Assim, mesmo estas medidas limitadas implicariam um enfrentamento com a oligarquia. E o mesmo se pode dizer da reversão de uma série de medidas aplicadas pelo governo de Añez, como a detenção, desqualificação [para funções de cargos públicos] e julgamento de centenas de militantes operários e populares, a proibição do regresso de Morales ao país ou as contra-reformas económicas neoliberais, as privatizações e cortes aprovados.

Não é possível governar “para todos os bolivianos”. Arce e o MAS só têm dois caminhos: ou cedem às exigências dos oligarcas, abrem alas a uma nova ofensiva contra-revolucionária e fazem frente frente aos operários e camponeses que não aceitarão passivamente novos retrocessos nas suas condições de vida; ou respondem às necessidades dos milhões de trabalhadores, jovens e camponeses que os levaram ao poder combatendo decididamente a oligarquia. Mas isto só é possível avançando com medidas socialistas como a nacionalização da banca, das principais empresas e dos latifúndios para os colocar sob administração dos trabalhadores e do povo e levar avante uma planificação democrática da economia. Em simultâneo, é imprescindível fazer uma apelo internacionalista para que todos os oprimidos do resto do continente sigam esse mesmo caminho.

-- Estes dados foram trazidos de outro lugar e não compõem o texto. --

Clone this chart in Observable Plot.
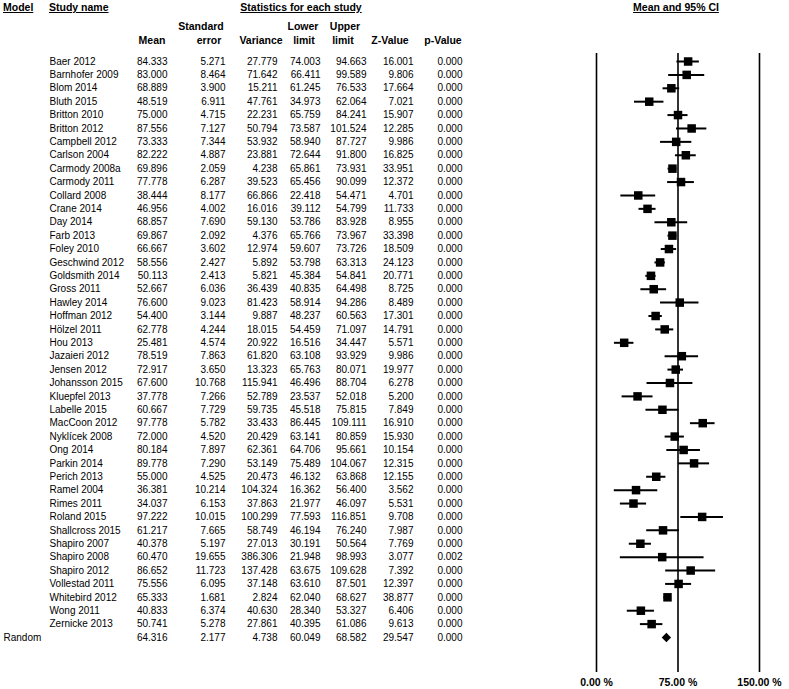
<!DOCTYPE html>
<html><head><meta charset="utf-8">
<script src="https://cdn.jsdelivr.net/npm/d3@7"></script>
<script src="https://cdn.jsdelivr.net/npm/@observablehq/plot@0.6"></script>
<style>
body{margin:0;background:#fff;font-family:"Liberation Sans",Arial,sans-serif;}
#wrap{position:relative;width:789px;height:689px;overflow:hidden;}
#hdr{position:relative;height:48px;width:789px;}
#hdr div{position:absolute;font-size:10.5px;font-weight:bold;line-height:12px;white-space:nowrap;color:#000}
#hdr .u{text-decoration:underline}
#hdr .c{transform:translateX(-50%)}
#plots{display:flex;}
#plots svg{display:block}
g[aria-label="x-axis tick label"] text{font-weight:bold;font-size:10.5px}
</style></head><body>
<div id="wrap"><div id="hdr"></div><div id="plots"></div></div>
<script>
// ---- data ----
const studies = ["Baer 2012","Barnhofer 2009","Blom 2014","Bluth 2015","Britton 2010","Britton 2012","Campbell 2012","Carlson 2004","Carmody 2008a","Carmody 2011","Collard 2008","Crane 2014","Day 2014","Farb 2013","Foley 2010","Geschwind 2012","Goldsmith 2014","Gross 2011","Hawley 2014","Hoffman 2012","Hölzel 2011","Hou 2013","Jazaieri 2012","Jensen 2012","Johansson 2015","Kluepfel 2013","Labelle 2015","MacCoon 2012","Nyklícek 2008","Ong 2014","Parkin 2014","Perich 2013","Ramel 2004","Rimes 2011","Roland 2015","Shallcross 2015","Shapiro 2007","Shapiro 2008","Shapiro 2012","Vollestad 2011","Whitebird 2012","Wong 2011","Zernicke 2013"];
const means = [84.333,83.000,68.889,48.519,75.000,87.556,73.333,82.222,69.896,77.778,38.444,46.956,68.857,69.867,66.667,58.556,50.113,52.667,76.600,54.400,62.778,25.481,78.519,72.917,67.600,37.778,60.667,97.778,72.000,80.184,89.778,55.000,36.381,34.037,97.222,61.217,40.378,60.470,86.652,75.556,65.333,40.833,50.741];
const stdErrors = [5.271,8.464,3.900,6.911,4.715,7.127,7.344,4.887,2.059,6.287,8.177,4.002,7.690,2.092,3.602,2.427,2.413,6.036,9.023,3.144,4.244,4.574,7.863,3.650,10.768,7.266,7.729,5.782,4.520,7.897,7.290,4.525,10.214,6.153,10.015,7.665,5.197,19.655,11.723,6.095,1.681,6.374,5.278];
const variances = [27.779,71.642,15.211,47.761,22.231,50.794,53.932,23.881,4.238,39.523,66.866,16.016,59.130,4.376,12.974,5.892,5.821,36.439,81.423,9.887,18.015,20.922,61.820,13.323,115.941,52.789,59.735,33.433,20.429,62.361,53.149,20.473,104.324,37.863,100.299,58.749,27.013,386.306,137.428,37.148,2.824,40.630,27.861];
const lowerLimits = [74.003,66.411,61.245,34.973,65.759,73.587,58.940,72.644,65.861,65.456,22.418,39.112,53.786,65.766,59.607,53.798,45.384,40.835,58.914,48.237,54.459,16.516,63.108,65.763,46.496,23.537,45.518,86.445,63.141,64.706,75.489,46.132,16.362,21.977,77.593,46.194,30.191,21.948,63.675,63.610,62.040,28.340,40.395];
const upperLimits = [94.663,99.589,76.533,62.064,84.241,101.524,87.727,91.800,73.931,90.099,54.471,54.799,83.928,73.967,73.726,63.313,54.841,64.498,94.286,60.563,71.097,34.447,93.929,80.071,88.704,52.018,75.815,109.111,80.859,95.661,104.067,63.868,56.400,46.097,116.851,76.240,50.564,98.993,109.628,87.501,68.627,53.327,61.086];
const zValues = [16.001,9.806,17.664,7.021,15.907,12.285,9.986,16.825,33.951,12.372,4.701,11.733,8.955,33.398,18.509,24.123,20.771,8.725,8.489,17.301,14.791,5.571,9.986,19.977,6.278,5.200,7.849,16.910,15.930,10.154,12.315,12.155,3.562,5.531,9.708,7.987,7.769,3.077,7.392,12.397,38.877,6.406,9.613];
const pValues = [0.000,0.000,0.000,0.000,0.000,0.000,0.000,0.000,0.000,0.000,0.000,0.000,0.000,0.000,0.000,0.000,0.000,0.000,0.000,0.000,0.000,0.000,0.000,0.000,0.000,0.000,0.000,0.000,0.000,0.000,0.000,0.000,0.000,0.000,0.000,0.000,0.000,0.002,0.000,0.000,0.000,0.000,0.000];
// pooled (random effects)
const pooledModel = "Random";
const pooled = {mean:64.316, se:2.177, variance:4.738, lower:60.049, upper:68.582, z:29.547, p:0.000};
const xTicks = [0, 75, 150];

// ---- rows (row index drives the vertical position) ----
const rows = studies.map((s,i)=>({row:i, model:"", study:s, mean:means[i], se:stdErrors[i], variance:variances[i], lower:lowerLimits[i], upper:upperLimits[i], z:zValues[i], p:pValues[i]}));
const pooledRow = {row:studies.length, model:pooledModel, study:"", ...pooled};
const allRows = [...rows, pooledRow];

// ---- layout ----
const H = 641;
const yScale = {domain:[0, allRows.length - 1], range:[13, 589], axis:null};
const numCols = [
  {field:"mean", x:167},{field:"se", x:225},{field:"variance", x:277},
  {field:"lower", x:320},{field:"upper", x:366},{field:"z", x:413},{field:"p", x:462}
];
const textCells = allRows.flatMap(r=>[{row:r.row, x:3, t:r.model},{row:r.row, x:49, t:r.study}]);
const numCells = allRows.flatMap(r=>numCols.map(c=>({row:r.row, x:c.x, t:r[c.field].toFixed(3)})));

const headers = [
  {t:"Model", x:3, y:7, u:true},
  {t:"Study name", x:49, y:7, u:true},
  {t:"Statistics for each study", x:301, y:7, u:true, c:true},
  {t:"Mean and 95% CI", x:676, y:7, u:true, c:true},
  {t:"Standard", x:201, y:26, c:true},
  {t:"Lower", x:303, y:26, c:true},
  {t:"Upper", x:345, y:26, c:true},
  {t:"Mean", x:152, y:40, c:true},
  {t:"error", x:209, y:40, c:true},
  {t:"Variance", x:261, y:40, c:true},
  {t:"limit", x:304, y:40, c:true},
  {t:"limit", x:343, y:40, c:true},
  {t:"Z-Value", x:390, y:40, c:true},
  {t:"p-Value", x:443, y:40, c:true}
];
const hdr = document.getElementById("hdr");
for (const h of headers) {
  const d = document.createElement("div");
  d.textContent = h.t;
  d.className = (h.u?"u ":"") + (h.c?"c":"");
  d.style.left = h.x + "px";
  d.style.top = (h.y - 6) + "px";
  hdr.appendChild(d);
}

const style = {fontFamily:'"Liberation Sans", Arial, sans-serif', fontSize:"10px", color:"#000", background:"#fff"};

const table = Plot.plot({
  width: 470, height: H, margin: 0,
  style,
  x: {type:"identity", axis:null},
  y: yScale,
  marks: [
    Plot.text(textCells, {x:"x", y:"row", text:"t", textAnchor:"start", fill:"#000"}),
    Plot.text(numCells, {x:"x", y:"row", text:"t", textAnchor:"end", fill:"#000"})
  ]
});

const forest = Plot.plot({
  width: 319, height: H,
  marginLeft: 126, marginRight: 30, marginTop: 5, marginBottom: 17,
  style,
  x: {domain:[0,150], axis:null},
  y: yScale,
  marks: [
    Plot.ruleX(xTicks, {stroke:"#000", strokeWidth:1.6}),
    Plot.ruleY(rows, {y:"row", x1:"lower", x2:"upper", stroke:"#000", strokeWidth:2}),
    Plot.dot(rows, {y:"row", x:"mean", symbol:"square", r:4.8, fill:"#000", stroke:null}),
    Plot.dot([pooledRow], {y:"row", x:"mean", symbol:"diamond2", r:4.2, fill:"#000", stroke:null}),
    Plot.axisX(xTicks, {tickSize:0, tickPadding:6, tickFormat:d=>d.toFixed(2)+" %", fill:"#000"})
  ]
});

const plots = document.getElementById("plots");
plots.appendChild(table);
plots.appendChild(forest);
</script>
</body></html>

Os sectores mais conscientes e combativos do movimento operário, camponês e de juventude da Bolívia, da COB, das organizações populares e movimentos sociais devem erguer uma frente unitária de luta, apelando às bases do MAS para que se unam na luta por um programa socialista, exigindo aos seus dirigentes que o apliquem e ao mesmo tempo organizando a mobilização para impedir todas as pressões e manobras que o imperialismo já prepara com a oligarquia boliviana. Agora, mais do que nunca, é imprescindível que os militantes mais conscientes e combativos construam uma direcção revolucionária armada com o programa e os métodos do marxismo.